> WHAT THE TASK ASKS:
In the listing that follows, retype every line from the first through the one containing "(toptext) at (390,259)". Pictures are to be left out.

::: SOURCE MATERIAL

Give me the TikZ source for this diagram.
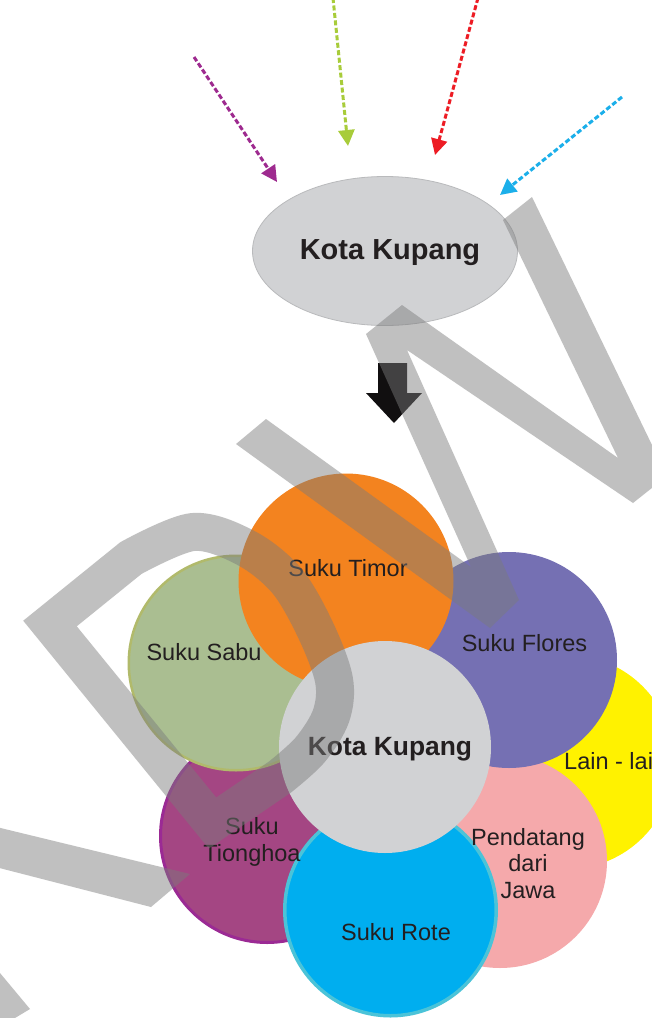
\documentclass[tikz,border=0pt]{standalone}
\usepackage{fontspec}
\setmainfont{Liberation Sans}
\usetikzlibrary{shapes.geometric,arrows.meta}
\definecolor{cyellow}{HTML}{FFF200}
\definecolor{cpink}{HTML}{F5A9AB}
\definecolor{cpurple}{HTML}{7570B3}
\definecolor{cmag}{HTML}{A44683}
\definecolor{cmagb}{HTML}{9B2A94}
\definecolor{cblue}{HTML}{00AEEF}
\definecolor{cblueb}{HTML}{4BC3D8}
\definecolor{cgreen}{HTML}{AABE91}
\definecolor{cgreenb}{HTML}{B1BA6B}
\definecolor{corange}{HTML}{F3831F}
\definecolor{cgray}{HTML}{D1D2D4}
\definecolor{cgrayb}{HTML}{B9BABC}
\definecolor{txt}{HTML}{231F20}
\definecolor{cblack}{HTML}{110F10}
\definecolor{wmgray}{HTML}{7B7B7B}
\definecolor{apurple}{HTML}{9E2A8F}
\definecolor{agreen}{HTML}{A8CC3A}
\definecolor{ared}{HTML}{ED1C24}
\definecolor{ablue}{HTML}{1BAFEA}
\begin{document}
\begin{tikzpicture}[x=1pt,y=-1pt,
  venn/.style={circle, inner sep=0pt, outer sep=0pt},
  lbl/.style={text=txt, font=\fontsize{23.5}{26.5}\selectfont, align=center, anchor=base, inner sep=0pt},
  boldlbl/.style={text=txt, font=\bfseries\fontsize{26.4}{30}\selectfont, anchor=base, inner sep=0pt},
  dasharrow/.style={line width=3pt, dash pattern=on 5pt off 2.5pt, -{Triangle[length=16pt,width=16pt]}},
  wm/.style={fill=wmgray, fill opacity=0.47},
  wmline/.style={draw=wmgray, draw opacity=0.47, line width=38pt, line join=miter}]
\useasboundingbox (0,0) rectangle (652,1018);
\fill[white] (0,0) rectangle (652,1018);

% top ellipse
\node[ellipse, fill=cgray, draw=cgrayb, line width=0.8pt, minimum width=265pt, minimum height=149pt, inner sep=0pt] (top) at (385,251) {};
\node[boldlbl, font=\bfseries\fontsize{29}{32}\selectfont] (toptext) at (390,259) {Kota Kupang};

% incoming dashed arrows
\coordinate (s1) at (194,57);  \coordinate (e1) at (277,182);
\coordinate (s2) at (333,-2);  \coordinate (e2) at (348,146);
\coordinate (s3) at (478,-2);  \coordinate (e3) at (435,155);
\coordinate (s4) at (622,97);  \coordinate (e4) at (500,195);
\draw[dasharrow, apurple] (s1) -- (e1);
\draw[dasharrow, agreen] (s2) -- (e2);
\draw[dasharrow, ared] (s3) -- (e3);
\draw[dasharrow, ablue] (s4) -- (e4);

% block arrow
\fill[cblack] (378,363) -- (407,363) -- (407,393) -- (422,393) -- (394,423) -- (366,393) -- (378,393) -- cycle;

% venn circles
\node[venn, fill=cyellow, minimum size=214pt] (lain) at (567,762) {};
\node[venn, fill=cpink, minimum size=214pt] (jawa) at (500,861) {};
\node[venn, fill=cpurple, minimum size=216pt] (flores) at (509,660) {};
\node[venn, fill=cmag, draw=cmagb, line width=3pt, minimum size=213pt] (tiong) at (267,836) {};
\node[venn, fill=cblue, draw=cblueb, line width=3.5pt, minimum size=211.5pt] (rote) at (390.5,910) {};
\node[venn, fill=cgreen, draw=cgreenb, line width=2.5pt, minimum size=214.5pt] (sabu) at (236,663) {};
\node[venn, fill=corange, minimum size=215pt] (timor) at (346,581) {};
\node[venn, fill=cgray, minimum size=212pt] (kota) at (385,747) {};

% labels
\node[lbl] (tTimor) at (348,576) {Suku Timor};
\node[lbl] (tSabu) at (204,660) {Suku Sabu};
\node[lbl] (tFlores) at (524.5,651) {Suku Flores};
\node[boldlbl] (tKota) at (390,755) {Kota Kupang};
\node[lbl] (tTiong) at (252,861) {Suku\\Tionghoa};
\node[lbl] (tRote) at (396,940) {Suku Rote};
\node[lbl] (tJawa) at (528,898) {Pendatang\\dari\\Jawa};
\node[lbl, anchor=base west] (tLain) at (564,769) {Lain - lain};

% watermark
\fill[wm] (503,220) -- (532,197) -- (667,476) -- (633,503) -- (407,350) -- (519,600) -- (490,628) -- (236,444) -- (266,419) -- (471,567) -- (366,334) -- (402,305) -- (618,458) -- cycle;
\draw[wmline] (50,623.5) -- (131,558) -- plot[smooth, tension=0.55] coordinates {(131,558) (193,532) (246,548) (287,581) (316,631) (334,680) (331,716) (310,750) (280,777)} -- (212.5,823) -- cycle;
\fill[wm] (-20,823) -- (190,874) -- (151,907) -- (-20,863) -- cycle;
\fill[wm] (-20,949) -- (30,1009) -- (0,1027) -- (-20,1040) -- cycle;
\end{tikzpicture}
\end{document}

::::::

> ANSWER FOR THIS EXERCISE:
Give me the TikZ source for this diagram.
\documentclass[tikz,border=0pt]{standalone}
\usepackage{fontspec}
\setmainfont{Liberation Sans}
\usetikzlibrary{shapes.geometric,arrows.meta}
\definecolor{cyellow}{HTML}{FFF200}
\definecolor{cpink}{HTML}{F5A9AB}
\definecolor{cpurple}{HTML}{7570B3}
\definecolor{cmag}{HTML}{A44683}
\definecolor{cmagb}{HTML}{9B2A94}
\definecolor{cblue}{HTML}{00AEEF}
\definecolor{cblueb}{HTML}{4BC3D8}
\definecolor{cgreen}{HTML}{AABE91}
\definecolor{cgreenb}{HTML}{B1BA6B}
\definecolor{corange}{HTML}{F3831F}
\definecolor{cgray}{HTML}{D1D2D4}
\definecolor{cgrayb}{HTML}{B9BABC}
\definecolor{txt}{HTML}{231F20}
\definecolor{cblack}{HTML}{110F10}
\definecolor{wmgray}{HTML}{7B7B7B}
\definecolor{apurple}{HTML}{9E2A8F}
\definecolor{agreen}{HTML}{A8CC3A}
\definecolor{ared}{HTML}{ED1C24}
\definecolor{ablue}{HTML}{1BAFEA}
\begin{document}
\begin{tikzpicture}[x=1pt,y=-1pt,
  venn/.style={circle, inner sep=0pt, outer sep=0pt},
  lbl/.style={text=txt, font=\fontsize{23.5}{26.5}\selectfont, align=center, anchor=base, inner sep=0pt},
  boldlbl/.style={text=txt, font=\bfseries\fontsize{26.4}{30}\selectfont, anchor=base, inner sep=0pt},
  dasharrow/.style={line width=3pt, dash pattern=on 5pt off 2.5pt, -{Triangle[length=16pt,width=16pt]}},
  wm/.style={fill=wmgray, fill opacity=0.47},
  wmline/.style={draw=wmgray, draw opacity=0.47, line width=38pt, line join=miter}]
\useasboundingbox (0,0) rectangle (652,1018);
\fill[white] (0,0) rectangle (652,1018);

% top ellipse
\node[ellipse, fill=cgray, draw=cgrayb, line width=0.8pt, minimum width=265pt, minimum height=149pt, inner sep=0pt] (top) at (385,251) {};
\node[boldlbl, font=\bfseries\fontsize{29}{32}\selectfont] (toptext) at (390,259) {Kota Kupang};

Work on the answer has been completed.